Intervista ad Antonio Bicchi, presidente di I-Rim (Istituto di Robotica e Macchine Intelligenti), Professore dell’Università di Pisa e ricercatore dell’Istituto Italiano di Tecnologia. Entro pochissimi anni la maggior parte delle imprese manifatturiere italiane utilizzerà robot di seconda generazione, sistemi avanzati in grado di automatizzare in maniera profonda l’attività industriale, consentendo a macchinari e dispositivi di prendere decisioni e compiere azioni in maniera autonoma, di auto-adattarsi ai cambiamenti della produzione o delle condizioni ambientali e di lavorare anche in situazioni di rischio. Una delle applicazioni più promettenti riguarda il controllo remoto delle macchine intelligenti. (by Pm)
«Il contributo all’innovazione che può offrire l’Italia è di straordinario livello basti pensare che siamo tra in primi Paesi al mondo per quantità di produzione scientifica e qualità nell’ambito della ricerca. Siamo ai vertici della classifica mondiale anche per quanto riguarda lo sviluppo di macchine intelligenti, ovvero quello macchine che hanno un’intelligenza artificiale che permette di tradurre la percezione del mondo reale in movimenti fisici coerenti all’ambiente in cui queste macchine devono operare. Il manufacturing lo sappiamo fare da sempre e non esiste oggi manufacturing che non abbia embedded una qualche intelligenza».
Fortissimi sviluppi si stanno inoltre evidenziando per riuscire ad avere interfaccce uomo-macchina sempre più friendly. Tutto questo – afferma Bicchi – contribuirà a una svolta epocale nelle modalità di interazione: una percentuale sempre più ampia di persone potrà avvalersi della robotica in contesti assolutamente diversificati senza dover avere particolari competenze. Si va verso quella che viene ormai connotata come la robotica personale.
Niente di più sbagliato credere che la digitalizzazione corrisponda a una perdita di centralità della componente umana.
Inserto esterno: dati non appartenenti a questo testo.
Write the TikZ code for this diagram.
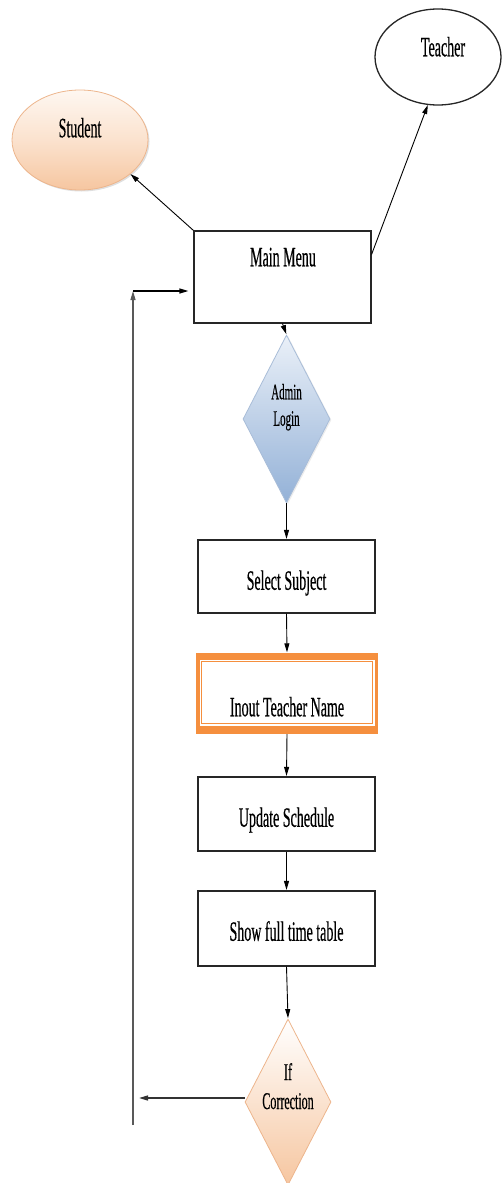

L’introduzione di robotica di nuova generazione, in larga misura riconducibile alla robotica collaborativa o cobotica, non corrisponde a un’ineluttabile supremazia della macchina sull’uomo.
In buona sostanza: l’uomo sarà sempre artefice dei cambiamenti, il vero protagonista della trasformazione grazie a conoscenze e competenze in termini di capacità cognitive e relazionali che non sono trasferibili ad alcuna macchina. La sfida si traduce nel governare un modello di cambiamento che tende a valorizzare le competenze più qualificanti in fabbrica così come in qualsiasi altro contesto dove si diffonderà l’utilizzo di macchine intelligenti
La maggiore automazione di fabbrica – anche con una quota sempre più rilevante di robotica – verrà quindi considerata con sempre maggiore attenzione poiché rimuove la componente di lavoro ripetitivo, di fatica così come quello maggiore rischio sicurezza, dando la possibilità ai singoli di dare un contributo più qualificante. Niente di più lontano da chi pensava in un futuro dark factory.